## Do this
All lines holding the string "React" are to be shown.

== Source excerpt

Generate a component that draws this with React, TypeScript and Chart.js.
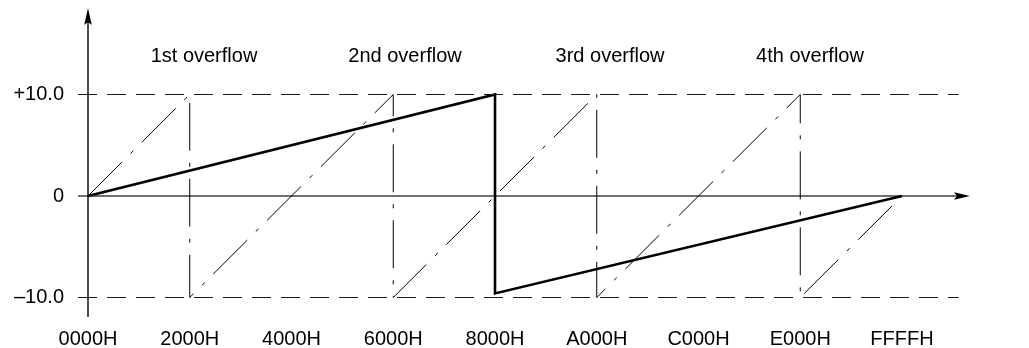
import React, { useEffect, useRef } from 'react';
import { Chart, registerables } from 'chart.js';

Chart.register(...registerables);

// ---- Data -----------------------------------------------------------------
const X_TICK_VALUES = [0x0000, 0x2000, 0x4000, 0x6000, 0x8000, 0xa000, 0xc000, 0xe000, 0xffff];
const X_TICK_LABELS = ['0000H', '2000H', '4000H', '6000H', '8000H', 'A000H', 'C000H', 'E000H', 'FFFFH'];
const Y_TICK_VALUES = [-10, 0, 10];
const Y_TICK_LABELS = ['–10.0', '0', '+10.0'];

// Solid (thick) line
const SOLID_X = [0x0000, 0x8000, 0x8000, 0xffff];
const SOLID_Y = [0, 10, -9.6, 0];

// Dash-dot sawtooth (overflowing every 4000H after the first 2000H)
const SAW_X = [0x0000, 0x2000, 0x2000, 0x6000, 0x6000, 0xa000, 0xa000, 0xe000, 0xe000, 0xffff];
const SAW_Y = [0, 10, -10, 10, -10, 10, -10, 10, -10, 0];

// Limit lines (dashed)
const LIMIT_VALUES = [10, -10];
const LIMIT_START_X = -805;
const LIMIT_END_X = 70100;

// Annotations
const OVERFLOW_LABELS = ['1st overflow', '2nd overflow', '3rd overflow', '4th overflow'];
const OVERFLOW_X = [0x247b, 0x63b2, 0xa42b, 0xe312];
const OVERFLOW_Y = [13.7, 13.7, 13.7, 13.7];

// Axis ranges
const X_MIN = -805;
const X_MAX = 71010;
const Y_MIN = -11.92;
const Y_MAX = 18.52;

const FONT_FAMILY = '"Liberation Sans", Arial, Helvetica, sans-serif';

const toPoints = (xs: number[], ys: number[]) => xs.map((x, i) => ({ x, y: ys[i] }));

const axesPlugin = {
  id: 'arrowAxes',
  beforeDatasetsDraw(chart: any) {
    const { ctx, chartArea, scales } = chart;
    const xs = scales.x;
    const ys = scales.y;
    const y0 = ys.getPixelForValue(0);
    const x0 = xs.getPixelForValue(0);
    ctx.save();
    // horizontal axis (grey)
    ctx.strokeStyle = '#707070';
    ctx.lineWidth = 2;
    ctx.beginPath();
    ctx.moveTo(chartArea.left, y0);
    ctx.lineTo(chartArea.right - 10, y0);
    ctx.stroke();
    ctx.fillStyle = '#000';
    ctx.beginPath();
    ctx.moveTo(chartArea.right, y0);
    ctx.lineTo(chartArea.right - 16, y0 - 3.8);
    ctx.lineTo(chartArea.right - 13, y0);
    ctx.lineTo(chartArea.right - 16, y0 + 3.8);
    ctx.closePath();
    ctx.fill();
    // vertical axis (black)
    ctx.strokeStyle = '#000';
    ctx.lineWidth = 1.4;
    ctx.beginPath();
    ctx.moveTo(x0, chartArea.bottom);
    ctx.lineTo(x0, chartArea.top + 10);
    ctx.stroke();
    ctx.beginPath();
    ctx.moveTo(x0, chartArea.top);
    ctx.lineTo(x0 - 3.8, chartArea.top + 17);
    ctx.lineTo(x0, chartArea.top + 14);
    ctx.lineTo(x0 + 3.8, chartArea.top + 17);
    ctx.closePath();
    ctx.fill();
    ctx.restore();
  },
  afterDatasetsDraw(chart: any) {
    const { ctx, scales } = chart;
    ctx.save();
    ctx.fillStyle = '#000';
    ctx.font = `20px ${FONT_FAMILY}`;
    ctx.textAlign = 'center';
    ctx.textBaseline = 'middle';
    OVERFLOW_LABELS.forEach((t, i) => {
      ctx.fillText(t, scales.x.getPixelForValue(OVERFLOW_X[i]), scales.y.getPixelForValue(OVERFLOW_Y[i]));
    });
    ctx.restore();
  },
};

export default function App() {
  const canvasRef = useRef<HTMLCanvasElement | null>(null);

  useEffect(() => {
    document.body.style.margin = '0';
    const canvas = canvasRef.current;
    if (!canvas) return;

    const limitSets = LIMIT_VALUES.map((v) => ({
      data: toPoints([LIMIT_START_X, LIMIT_END_X], [v, v]),
      borderColor: '#1a1a1a',
      borderWidth: 1,
      borderDash: [19, 10],
      showLine: true,
      pointRadius: 0,
      fill: false,
    }));

    const chart = new Chart(canvas, {
      type: 'scatter',
      data: {
        datasets: [
          ...limitSets,
          {
            data: toPoints(SAW_X, SAW_Y),
            borderColor: '#000',
            borderWidth: 1,
            borderDash: [48, 12, 4, 12],
            showLine: true,
            pointRadius: 0,
            fill: false,
            tension: 0,
          },
          {
            data: toPoints(SOLID_X, SOLID_Y),
            borderColor: '#000',
            borderWidth: 2.6,
            showLine: true,
            pointRadius: 0,
            fill: false,
            tension: 0,
          },
        ],
      },
      options: {
        responsive: false,
        animation: false,
        events: [],
        layout: { padding: { top: 8, right: 59, bottom: 0, left: 0 } },
        plugins: {
          legend: { display: false },
          tooltip: { enabled: false },
          title: { display: false },
        },
        scales: {
          x: {
            type: 'linear',
            min: X_MIN,
            max: X_MAX,
            grid: { display: false, drawTicks: false },
            border: { display: false },
            afterBuildTicks: (scale: any) => {
              scale.ticks = X_TICK_VALUES.map((value) => ({ value }));
            },
            afterFit: (scale: any) => {
              scale.height = 31;
              scale.paddingLeft = 0;
              scale.paddingRight = 0;
            },
            ticks: {
              autoSkip: false,
              maxRotation: 0,
              minRotation: 0,
              padding: 10,
              color: '#000',
              font: { family: FONT_FAMILY, size: 20 },
              callback: (_v: any, i: number) => X_TICK_LABELS[i],
            },
          },
          y: {
            type: 'linear',
            min: Y_MIN,
            max: Y_MAX,
            grid: { display: false, drawTicks: false },
            border: { display: false },
            afterBuildTicks: (scale: any) => {
              scale.ticks = Y_TICK_VALUES.map((value) => ({ value }));
            },
            afterFit: (scale: any) => {
              scale.width = 78;
              scale.paddingTop = 0;
              scale.paddingBottom = 0;
            },
            ticks: {
              autoSkip: false,
              padding: 14,
              color: '#000',
              font: { family: FONT_FAMILY, size: 20 },
              callback: (_v: any, i: number) => Y_TICK_LABELS[i],
            },
          },
        },
      },
      plugins: [axesPlugin],
    } as any);

    return () => chart.destroy();
  }, []);

  return (
    <div style={{ position: 'absolute', left: 0, top: 0, width: 1029, height: 348, background: '#fff' }}>
      <canvas ref={canvasRef} width={1029} height={348} />
    </div>
  );
}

====

## Response
Generate a component that draws this with React, TypeScript and Chart.js.
import React, { useEffect, useRef } from 'react';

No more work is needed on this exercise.